::: SUPPLIED INFORMATION

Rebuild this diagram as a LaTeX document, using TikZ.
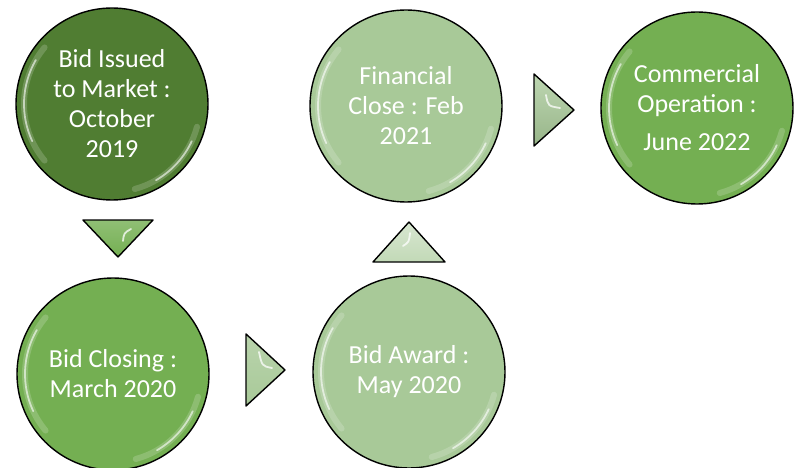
\documentclass[tikz,border=0pt]{standalone}
\usepackage{fontspec}
\setmainfont{Carlito}
\definecolor{deepgreen}{HTML}{507D32}
\definecolor{midgreen}{HTML}{74AF52}
\definecolor{palegreen}{HTML}{A8C998}
\begin{document}
\begin{tikzpicture}[x=1pt,y=1pt,
stage/.style = {draw, circle, line width=1.4pt, minimum size=192pt, inner sep=0pt, align=center, text=white, font=\fontsize{26}{30}\selectfont},
halo/.style = {white, line width=6pt, opacity=0.18, line cap=round},
gloss/.style = {white, line width=1.8pt, opacity=0.6, line cap=round},
pointer/.style = {draw, line width=1.4pt, line join=round},
glint/.style = {white, line width=1.8pt, opacity=0.75, line cap=round},]
\useasboundingbox (0,0) rectangle (796,467);
\node (issued) at (112,363)[stage,fill=deepgreen] {Bid Issued\\to Market :\\October\\2019};
\node (closing) at (113,93)[stage,fill=midgreen] {Bid Closing :\\March 2020};
\node (award) at (409,95)[stage,fill=palegreen] {Bid Award :\\May 2020};
\node (fclose) at (406,361)[stage,fill=palegreen] {Financial\\Close : Feb\\2021};
\node (operation) at (697,359)[stage,fill=midgreen] {Commercial\\Operation :\\[8pt]June 2022};
% shine along the rims
\foreach \s in {issued,closing,award,fclose,operation}{
\draw[halo] ([shift={(140:88pt)}]\s.center) arc (140:220:88pt);
\draw[gloss] ([shift={(150:88pt)}]\s.center) arc (150:205:88pt);
\draw[halo] ([shift={(-15:88pt)}]\s.center) arc (-15:-75:88pt);
\draw[gloss] ([shift={(-25:88pt)}]\s.center) arc (-25:-60:88pt);
}
% arrow heads between the stages
\draw[pointer,top color=midgreen!80!white,bottom color=midgreen] (83,247)--(153,247)--(118,210)--cycle;
\draw[pointer,top color=palegreen!80!white,bottom color=palegreen] (246,133)--(246,61)--(285,97)--cycle;
\draw[pointer,top color=palegreen!45!white,bottom color=palegreen!70!white] (409,245)--(373,205)--(445,205)--cycle;
\draw[pointer,top color=palegreen!75!white,bottom color=palegreen!90!black] (534,393)--(534,321)--(574,357)--cycle;
\draw[glint] (123,226) .. controls (124,234) .. (131,238);
\draw[glint] (259,115) .. controls (262,101) .. (272,99);
\draw[glint] (410,234) .. controls (409,225) .. (403,221);
\draw[glint] (546,372) .. controls (548,361) .. (560,359);
\end{tikzpicture}
\end{document}
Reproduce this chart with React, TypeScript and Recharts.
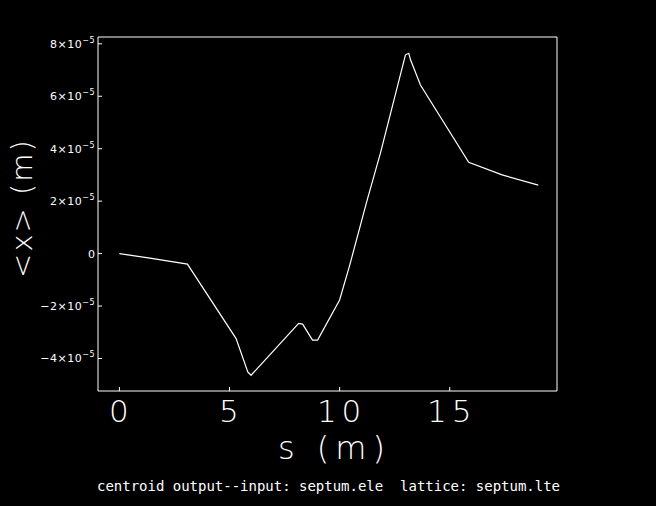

::::::

WHAT TO WORK ON: Output the material word for word, omitting its pictures.

WRITTEN RESPONSE:
Rebuild this diagram as a LaTeX document, using TikZ.
\documentclass[tikz,border=0pt]{standalone}
\usepackage{fontspec}
\setmainfont{Carlito}
\definecolor{deepgreen}{HTML}{507D32}
\definecolor{midgreen}{HTML}{74AF52}
\definecolor{palegreen}{HTML}{A8C998}
\begin{document}
\begin{tikzpicture}[x=1pt,y=1pt,
stage/.style = {draw, circle, line width=1.4pt, minimum size=192pt, inner sep=0pt, align=center, text=white, font=\fontsize{26}{30}\selectfont},
halo/.style = {white, line width=6pt, opacity=0.18, line cap=round},
gloss/.style = {white, line width=1.8pt, opacity=0.6, line cap=round},
pointer/.style = {draw, line width=1.4pt, line join=round},
glint/.style = {white, line width=1.8pt, opacity=0.75, line cap=round},]
\useasboundingbox (0,0) rectangle (796,467);
\node (issued) at (112,363)[stage,fill=deepgreen] {Bid Issued\\to Market :\\October\\2019};
\node (closing) at (113,93)[stage,fill=midgreen] {Bid Closing :\\March 2020};
\node (award) at (409,95)[stage,fill=palegreen] {Bid Award :\\May 2020};
\node (fclose) at (406,361)[stage,fill=palegreen] {Financial\\Close : Feb\\2021};
\node (operation) at (697,359)[stage,fill=midgreen] {Commercial\\Operation :\\[8pt]June 2022};
% shine along the rims
\foreach \s in {issued,closing,award,fclose,operation}{
\draw[halo] ([shift={(140:88pt)}]\s.center) arc (140:220:88pt);
\draw[gloss] ([shift={(150:88pt)}]\s.center) arc (150:205:88pt);
\draw[halo] ([shift={(-15:88pt)}]\s.center) arc (-15:-75:88pt);
\draw[gloss] ([shift={(-25:88pt)}]\s.center) arc (-25:-60:88pt);
}
% arrow heads between the stages
\draw[pointer,top color=midgreen!80!white,bottom color=midgreen] (83,247)--(153,247)--(118,210)--cycle;
\draw[pointer,top color=palegreen!80!white,bottom color=palegreen] (246,133)--(246,61)--(285,97)--cycle;
\draw[pointer,top color=palegreen!45!white,bottom color=palegreen!70!white] (409,245)--(373,205)--(445,205)--cycle;
\draw[pointer,top color=palegreen!75!white,bottom color=palegreen!90!black] (534,393)--(534,321)--(574,357)--cycle;
\draw[glint] (123,226) .. controls (124,234) .. (131,238);
\draw[glint] (259,115) .. controls (262,101) .. (272,99);
\draw[glint] (410,234) .. controls (409,225) .. (403,221);
\draw[glint] (546,372) .. controls (548,361) .. (560,359);
\end{tikzpicture}
\end{document}
Reproduce this chart with React, TypeScript and Recharts.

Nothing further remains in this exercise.